**What the task asks**
Search the data for the string "code" and gather each line it is in.

start

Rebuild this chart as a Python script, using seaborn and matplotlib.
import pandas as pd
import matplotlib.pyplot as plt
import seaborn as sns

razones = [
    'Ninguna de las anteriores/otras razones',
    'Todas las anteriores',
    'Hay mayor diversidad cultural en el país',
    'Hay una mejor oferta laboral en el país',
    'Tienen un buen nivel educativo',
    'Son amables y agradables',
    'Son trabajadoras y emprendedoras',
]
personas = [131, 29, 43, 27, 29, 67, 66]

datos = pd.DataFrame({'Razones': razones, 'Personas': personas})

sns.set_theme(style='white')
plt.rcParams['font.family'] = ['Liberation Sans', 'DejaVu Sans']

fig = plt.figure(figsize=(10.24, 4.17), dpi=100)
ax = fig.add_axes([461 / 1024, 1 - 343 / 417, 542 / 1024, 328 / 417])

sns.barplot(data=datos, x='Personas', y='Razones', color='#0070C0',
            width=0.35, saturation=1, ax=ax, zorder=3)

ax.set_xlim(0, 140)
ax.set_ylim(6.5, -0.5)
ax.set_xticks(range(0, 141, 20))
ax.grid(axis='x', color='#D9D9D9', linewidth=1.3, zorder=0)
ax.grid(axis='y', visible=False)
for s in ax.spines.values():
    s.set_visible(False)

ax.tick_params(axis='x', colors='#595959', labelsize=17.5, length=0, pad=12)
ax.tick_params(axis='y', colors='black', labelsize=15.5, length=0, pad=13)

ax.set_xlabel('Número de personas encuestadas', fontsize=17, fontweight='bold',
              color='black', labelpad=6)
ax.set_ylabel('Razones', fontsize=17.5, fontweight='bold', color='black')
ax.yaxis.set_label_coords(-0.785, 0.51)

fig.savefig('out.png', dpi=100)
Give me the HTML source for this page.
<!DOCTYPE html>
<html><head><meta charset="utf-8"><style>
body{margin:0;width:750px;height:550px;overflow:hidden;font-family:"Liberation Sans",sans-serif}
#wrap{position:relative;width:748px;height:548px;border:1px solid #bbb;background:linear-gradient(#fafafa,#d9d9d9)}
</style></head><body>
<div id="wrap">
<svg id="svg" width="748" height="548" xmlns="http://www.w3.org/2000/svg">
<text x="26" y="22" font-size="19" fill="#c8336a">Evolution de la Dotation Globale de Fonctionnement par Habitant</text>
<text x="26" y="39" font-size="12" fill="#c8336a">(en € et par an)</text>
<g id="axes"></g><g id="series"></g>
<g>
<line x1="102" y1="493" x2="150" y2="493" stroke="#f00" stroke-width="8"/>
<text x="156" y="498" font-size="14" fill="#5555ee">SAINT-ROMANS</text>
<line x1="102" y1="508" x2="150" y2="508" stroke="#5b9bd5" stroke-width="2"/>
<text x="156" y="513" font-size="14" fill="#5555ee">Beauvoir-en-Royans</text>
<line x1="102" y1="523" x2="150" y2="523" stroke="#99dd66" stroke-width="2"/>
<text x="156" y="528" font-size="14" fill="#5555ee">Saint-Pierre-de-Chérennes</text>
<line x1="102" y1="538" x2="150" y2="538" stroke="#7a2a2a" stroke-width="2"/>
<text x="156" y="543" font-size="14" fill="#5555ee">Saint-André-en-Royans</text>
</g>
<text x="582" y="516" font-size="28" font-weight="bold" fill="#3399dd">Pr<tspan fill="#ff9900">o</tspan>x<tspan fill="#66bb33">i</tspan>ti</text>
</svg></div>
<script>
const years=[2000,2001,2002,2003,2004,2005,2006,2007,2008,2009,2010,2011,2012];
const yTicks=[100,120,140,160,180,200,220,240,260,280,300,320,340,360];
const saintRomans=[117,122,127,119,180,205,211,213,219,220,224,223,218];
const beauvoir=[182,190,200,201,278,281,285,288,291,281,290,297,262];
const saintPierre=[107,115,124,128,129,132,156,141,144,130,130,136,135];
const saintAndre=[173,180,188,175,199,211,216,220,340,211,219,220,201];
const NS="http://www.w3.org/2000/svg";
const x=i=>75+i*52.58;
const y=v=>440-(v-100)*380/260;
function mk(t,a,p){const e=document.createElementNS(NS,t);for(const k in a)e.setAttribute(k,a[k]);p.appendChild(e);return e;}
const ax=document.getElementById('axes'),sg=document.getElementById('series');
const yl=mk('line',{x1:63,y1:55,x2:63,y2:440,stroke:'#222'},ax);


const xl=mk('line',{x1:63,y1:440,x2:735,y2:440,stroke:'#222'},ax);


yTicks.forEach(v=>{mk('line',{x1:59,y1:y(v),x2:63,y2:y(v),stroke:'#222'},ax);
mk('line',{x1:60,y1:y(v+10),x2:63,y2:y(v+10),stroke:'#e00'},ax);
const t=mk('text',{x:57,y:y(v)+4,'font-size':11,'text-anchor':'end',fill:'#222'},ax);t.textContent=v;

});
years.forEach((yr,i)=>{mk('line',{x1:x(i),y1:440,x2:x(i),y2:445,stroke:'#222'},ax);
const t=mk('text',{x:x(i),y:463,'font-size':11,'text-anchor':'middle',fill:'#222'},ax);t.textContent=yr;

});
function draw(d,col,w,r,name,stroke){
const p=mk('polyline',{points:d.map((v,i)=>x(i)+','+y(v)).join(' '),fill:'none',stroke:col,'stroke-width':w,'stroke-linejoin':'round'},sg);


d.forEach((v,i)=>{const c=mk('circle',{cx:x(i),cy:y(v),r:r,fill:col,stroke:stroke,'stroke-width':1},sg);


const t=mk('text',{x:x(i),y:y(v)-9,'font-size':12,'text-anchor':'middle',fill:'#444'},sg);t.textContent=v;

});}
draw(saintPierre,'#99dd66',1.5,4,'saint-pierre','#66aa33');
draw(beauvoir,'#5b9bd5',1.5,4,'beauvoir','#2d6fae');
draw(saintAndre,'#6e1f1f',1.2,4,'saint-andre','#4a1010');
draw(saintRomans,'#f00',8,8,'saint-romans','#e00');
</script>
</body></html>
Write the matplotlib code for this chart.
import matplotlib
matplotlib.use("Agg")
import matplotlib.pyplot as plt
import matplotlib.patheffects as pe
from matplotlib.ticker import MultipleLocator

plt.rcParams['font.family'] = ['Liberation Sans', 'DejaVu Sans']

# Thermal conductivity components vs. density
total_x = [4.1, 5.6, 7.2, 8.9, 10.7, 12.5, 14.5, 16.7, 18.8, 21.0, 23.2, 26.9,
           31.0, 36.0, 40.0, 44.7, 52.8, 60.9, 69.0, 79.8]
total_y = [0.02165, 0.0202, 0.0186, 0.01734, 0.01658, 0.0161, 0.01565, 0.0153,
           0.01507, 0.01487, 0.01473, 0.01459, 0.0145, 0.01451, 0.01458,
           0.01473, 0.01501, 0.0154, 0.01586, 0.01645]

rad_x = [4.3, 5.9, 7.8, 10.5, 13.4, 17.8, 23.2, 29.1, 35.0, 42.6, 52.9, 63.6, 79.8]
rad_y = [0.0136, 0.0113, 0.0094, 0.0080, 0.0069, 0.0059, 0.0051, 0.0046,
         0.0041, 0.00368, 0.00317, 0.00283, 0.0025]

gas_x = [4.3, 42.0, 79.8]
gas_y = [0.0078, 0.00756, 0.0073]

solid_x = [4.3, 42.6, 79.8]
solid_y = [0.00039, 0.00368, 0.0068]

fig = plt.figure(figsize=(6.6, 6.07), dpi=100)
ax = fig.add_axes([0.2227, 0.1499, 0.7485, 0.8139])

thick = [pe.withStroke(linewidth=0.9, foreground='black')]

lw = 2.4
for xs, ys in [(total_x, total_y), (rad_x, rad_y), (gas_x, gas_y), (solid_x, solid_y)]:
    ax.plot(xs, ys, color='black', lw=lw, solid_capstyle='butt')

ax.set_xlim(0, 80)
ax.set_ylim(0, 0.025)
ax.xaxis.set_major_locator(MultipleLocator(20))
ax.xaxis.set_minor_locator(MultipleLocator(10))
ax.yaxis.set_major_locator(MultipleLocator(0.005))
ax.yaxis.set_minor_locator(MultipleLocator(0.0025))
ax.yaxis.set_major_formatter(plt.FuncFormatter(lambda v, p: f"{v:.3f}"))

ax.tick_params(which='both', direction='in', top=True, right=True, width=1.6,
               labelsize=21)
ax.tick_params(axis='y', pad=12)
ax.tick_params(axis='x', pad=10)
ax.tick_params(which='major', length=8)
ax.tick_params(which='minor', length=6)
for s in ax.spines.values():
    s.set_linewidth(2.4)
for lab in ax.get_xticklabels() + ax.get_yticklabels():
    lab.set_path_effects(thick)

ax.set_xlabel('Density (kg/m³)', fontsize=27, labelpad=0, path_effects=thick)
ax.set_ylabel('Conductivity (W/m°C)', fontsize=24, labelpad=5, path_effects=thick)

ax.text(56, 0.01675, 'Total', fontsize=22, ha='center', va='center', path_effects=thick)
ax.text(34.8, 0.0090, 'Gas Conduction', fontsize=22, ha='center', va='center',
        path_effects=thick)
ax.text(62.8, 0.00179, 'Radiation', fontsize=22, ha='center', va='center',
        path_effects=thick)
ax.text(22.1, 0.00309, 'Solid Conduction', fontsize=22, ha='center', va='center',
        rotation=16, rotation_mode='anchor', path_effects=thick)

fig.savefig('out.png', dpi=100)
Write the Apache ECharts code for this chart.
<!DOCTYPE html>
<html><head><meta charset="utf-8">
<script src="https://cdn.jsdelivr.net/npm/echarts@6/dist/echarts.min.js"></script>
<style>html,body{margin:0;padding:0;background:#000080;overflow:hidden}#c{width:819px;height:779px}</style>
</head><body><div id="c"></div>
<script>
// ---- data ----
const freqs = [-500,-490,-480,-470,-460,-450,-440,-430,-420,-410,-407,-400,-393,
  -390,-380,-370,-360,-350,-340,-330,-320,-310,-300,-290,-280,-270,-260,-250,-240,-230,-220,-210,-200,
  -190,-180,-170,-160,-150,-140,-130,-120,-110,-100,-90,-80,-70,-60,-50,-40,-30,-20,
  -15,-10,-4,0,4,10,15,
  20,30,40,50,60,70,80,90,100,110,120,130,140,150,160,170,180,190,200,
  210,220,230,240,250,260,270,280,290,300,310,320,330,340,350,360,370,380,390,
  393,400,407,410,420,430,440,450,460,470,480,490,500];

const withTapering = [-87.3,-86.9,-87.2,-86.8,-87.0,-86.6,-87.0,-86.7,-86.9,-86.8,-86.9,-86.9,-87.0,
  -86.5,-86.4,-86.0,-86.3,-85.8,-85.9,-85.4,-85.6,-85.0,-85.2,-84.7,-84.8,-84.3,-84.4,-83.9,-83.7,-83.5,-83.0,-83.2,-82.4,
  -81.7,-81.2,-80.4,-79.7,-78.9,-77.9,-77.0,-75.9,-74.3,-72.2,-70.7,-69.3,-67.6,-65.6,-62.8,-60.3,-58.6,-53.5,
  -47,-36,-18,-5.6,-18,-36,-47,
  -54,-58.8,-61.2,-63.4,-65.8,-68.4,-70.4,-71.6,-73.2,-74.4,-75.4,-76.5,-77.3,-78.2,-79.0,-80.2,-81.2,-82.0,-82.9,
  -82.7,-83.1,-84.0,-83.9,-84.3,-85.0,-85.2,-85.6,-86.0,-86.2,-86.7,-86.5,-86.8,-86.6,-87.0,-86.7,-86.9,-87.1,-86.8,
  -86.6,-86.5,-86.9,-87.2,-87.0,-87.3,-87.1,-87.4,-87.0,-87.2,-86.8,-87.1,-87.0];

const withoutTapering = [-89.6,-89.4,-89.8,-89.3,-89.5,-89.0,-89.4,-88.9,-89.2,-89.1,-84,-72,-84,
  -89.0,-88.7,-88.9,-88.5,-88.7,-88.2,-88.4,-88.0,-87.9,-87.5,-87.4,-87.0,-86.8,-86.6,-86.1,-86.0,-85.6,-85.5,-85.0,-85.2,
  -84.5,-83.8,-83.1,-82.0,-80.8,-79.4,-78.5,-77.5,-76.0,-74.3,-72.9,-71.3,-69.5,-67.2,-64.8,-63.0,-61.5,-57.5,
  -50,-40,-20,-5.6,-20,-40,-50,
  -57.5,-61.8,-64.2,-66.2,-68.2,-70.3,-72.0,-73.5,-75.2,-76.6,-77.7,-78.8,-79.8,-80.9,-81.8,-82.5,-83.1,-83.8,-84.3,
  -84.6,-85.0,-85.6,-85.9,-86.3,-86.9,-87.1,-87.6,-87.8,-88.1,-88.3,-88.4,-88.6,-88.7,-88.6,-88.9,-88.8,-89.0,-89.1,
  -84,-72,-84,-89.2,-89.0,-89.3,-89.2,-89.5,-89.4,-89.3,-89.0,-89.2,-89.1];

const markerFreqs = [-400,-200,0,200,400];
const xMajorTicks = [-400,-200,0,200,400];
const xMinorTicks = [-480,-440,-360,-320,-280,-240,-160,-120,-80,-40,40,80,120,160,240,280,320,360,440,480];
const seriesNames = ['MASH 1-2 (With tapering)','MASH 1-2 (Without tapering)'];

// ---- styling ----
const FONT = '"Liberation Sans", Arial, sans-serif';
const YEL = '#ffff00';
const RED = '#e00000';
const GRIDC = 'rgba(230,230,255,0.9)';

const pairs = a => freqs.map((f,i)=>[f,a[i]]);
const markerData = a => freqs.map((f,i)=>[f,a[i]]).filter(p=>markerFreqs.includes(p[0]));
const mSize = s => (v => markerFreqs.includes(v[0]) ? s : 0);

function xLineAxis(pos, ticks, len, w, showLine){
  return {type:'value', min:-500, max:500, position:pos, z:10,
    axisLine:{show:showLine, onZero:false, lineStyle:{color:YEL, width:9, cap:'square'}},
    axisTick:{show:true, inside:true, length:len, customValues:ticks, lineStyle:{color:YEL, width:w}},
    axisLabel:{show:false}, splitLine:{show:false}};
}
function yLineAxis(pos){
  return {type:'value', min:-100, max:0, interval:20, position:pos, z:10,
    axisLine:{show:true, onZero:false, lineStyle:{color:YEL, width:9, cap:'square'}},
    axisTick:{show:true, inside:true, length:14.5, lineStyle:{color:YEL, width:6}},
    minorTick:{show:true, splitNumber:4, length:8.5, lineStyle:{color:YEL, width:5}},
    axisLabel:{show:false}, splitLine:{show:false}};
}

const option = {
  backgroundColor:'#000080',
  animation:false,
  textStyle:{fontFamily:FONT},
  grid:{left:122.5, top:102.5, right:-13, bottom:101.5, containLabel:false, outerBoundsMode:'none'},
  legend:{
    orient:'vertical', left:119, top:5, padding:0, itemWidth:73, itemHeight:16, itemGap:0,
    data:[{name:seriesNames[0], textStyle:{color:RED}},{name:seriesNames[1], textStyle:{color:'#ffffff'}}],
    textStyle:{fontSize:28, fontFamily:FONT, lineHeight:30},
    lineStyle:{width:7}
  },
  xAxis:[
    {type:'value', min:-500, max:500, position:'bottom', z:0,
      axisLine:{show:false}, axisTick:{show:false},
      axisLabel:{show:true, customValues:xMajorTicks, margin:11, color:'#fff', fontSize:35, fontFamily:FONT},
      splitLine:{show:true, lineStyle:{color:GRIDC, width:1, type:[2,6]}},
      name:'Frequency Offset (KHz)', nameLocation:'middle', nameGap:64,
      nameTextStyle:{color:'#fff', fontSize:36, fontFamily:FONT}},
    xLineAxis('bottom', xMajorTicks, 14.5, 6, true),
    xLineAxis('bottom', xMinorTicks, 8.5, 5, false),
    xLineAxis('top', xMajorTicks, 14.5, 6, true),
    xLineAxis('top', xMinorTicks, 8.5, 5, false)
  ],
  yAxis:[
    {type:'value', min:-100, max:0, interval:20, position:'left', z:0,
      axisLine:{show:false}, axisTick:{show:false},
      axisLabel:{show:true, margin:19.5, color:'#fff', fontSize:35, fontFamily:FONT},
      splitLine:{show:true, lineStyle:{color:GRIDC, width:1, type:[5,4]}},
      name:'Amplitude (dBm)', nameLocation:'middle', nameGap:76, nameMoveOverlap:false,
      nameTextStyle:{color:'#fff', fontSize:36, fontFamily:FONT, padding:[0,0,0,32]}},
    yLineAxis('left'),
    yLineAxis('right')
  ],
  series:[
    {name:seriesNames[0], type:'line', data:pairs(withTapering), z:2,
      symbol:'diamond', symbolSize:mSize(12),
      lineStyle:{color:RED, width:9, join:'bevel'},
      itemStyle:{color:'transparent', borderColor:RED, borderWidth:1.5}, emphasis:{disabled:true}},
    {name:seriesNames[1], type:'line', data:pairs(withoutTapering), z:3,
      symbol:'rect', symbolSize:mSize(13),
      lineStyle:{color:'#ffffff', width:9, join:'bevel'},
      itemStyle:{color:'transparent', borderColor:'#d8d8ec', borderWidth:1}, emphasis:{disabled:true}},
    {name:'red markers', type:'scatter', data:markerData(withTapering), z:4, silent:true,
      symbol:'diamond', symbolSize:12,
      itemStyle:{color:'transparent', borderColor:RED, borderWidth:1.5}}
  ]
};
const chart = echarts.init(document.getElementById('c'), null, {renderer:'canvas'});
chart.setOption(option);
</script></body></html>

end

**Correct answer**
Write the matplotlib code for this chart.
Write the Apache ECharts code for this chart.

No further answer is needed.